MSNBC is shaking up its weekend schedule as CNN’s Saturday and Sunday offerings continue to provide competition.
The NBCUniversal cable-news outlet plans to a launch a new panel show, “The Weekend,” co-moderated by Alicia Menendez, Symone Sanders-Townsend and Michael Steele that will air Saturdays and Sundays from 8 a.m. to 10 a.m. That move will consolidate anchors who had been active on the weekend schedule in their own time slots, and leave room for change.
“As Decision 2024 ramps up, the show will provide thoughtful analysis and coverage on the state of our country from three trusted voices familiar to the MSNBC audience,” said Rashida Jones, president of MSNBC, in a memo to staffers.

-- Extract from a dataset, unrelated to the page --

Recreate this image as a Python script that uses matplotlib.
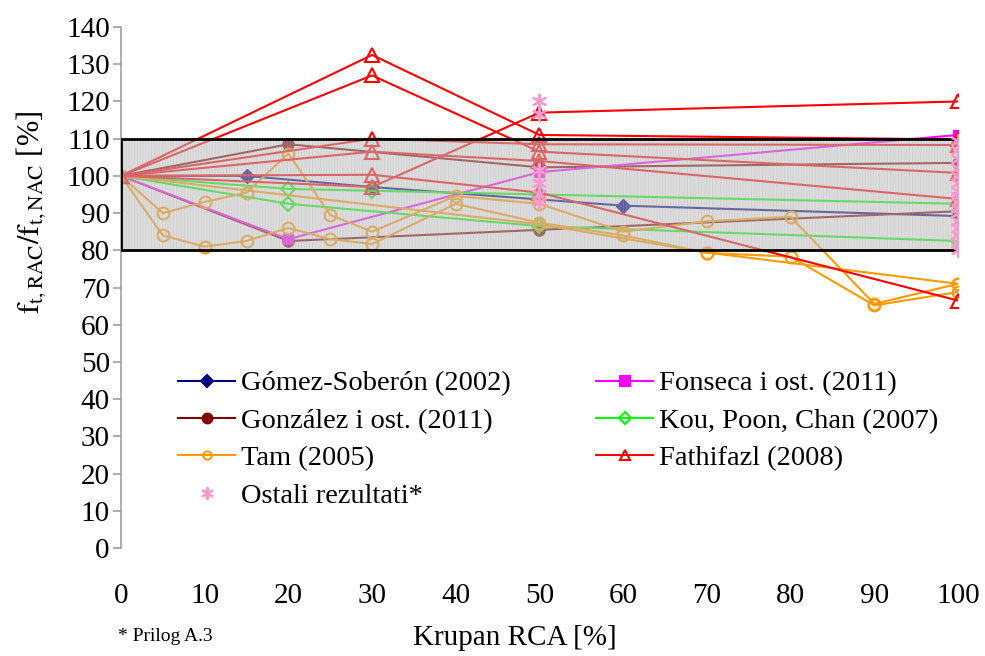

Alex Witt, one of the longest-serving news anchors on MSNBC, gets new hours to fill, with an expanded 1 p.m. to 4 p.m. slot on both Saturday and Sunday. Yasmin Vossoughian, who had been doing news in the afternoons, will focus solely on working as a national reporter for MSNBC. Both Jonathan Capehart and Katie Phang will see their programs move — Phang to noon on Saturdays and Capehart to 6 p.m. on both weekend evenings.
Ayman Mohyeldin will takeover Mehdi Hasan’s one-hour program on Sundays, expanding to four hours on both Saturday and Sundays. Hasan, one of MSNBC’s most outspoken commentators, will remain at the network as a political analyst and fill-in host.
MSNBC’s weekend schedule has long been edged out by CNN among viewers between 25 and 54 — the audience most coveted by advertisers in news programming. CNN launched a new Saturday-morning lineup in November featuring Victor Blackwell,. Chris Wallace and Christiane Amanpour, and paced ahead of MSNBC in both that demographic and total viewers, according to recent data from Nielsen. CNN’s weekend afternoons are also winning more viewers than the same time periods at MSNBC.
MSNBC has for months worked to expand its roster of opinion hosts on weekends, tamping down straight news programming. But many of the cable giants have begun to focus more intently on news as advertisers balk at aligning themselves with single-host opinion shows that often draw the scrutiny of advocacy groups. Jen Psaki, who avoids the hammer-and-tong oratory used by many primetime news hosts, recently saw her purview at MSNBC expand to Monday.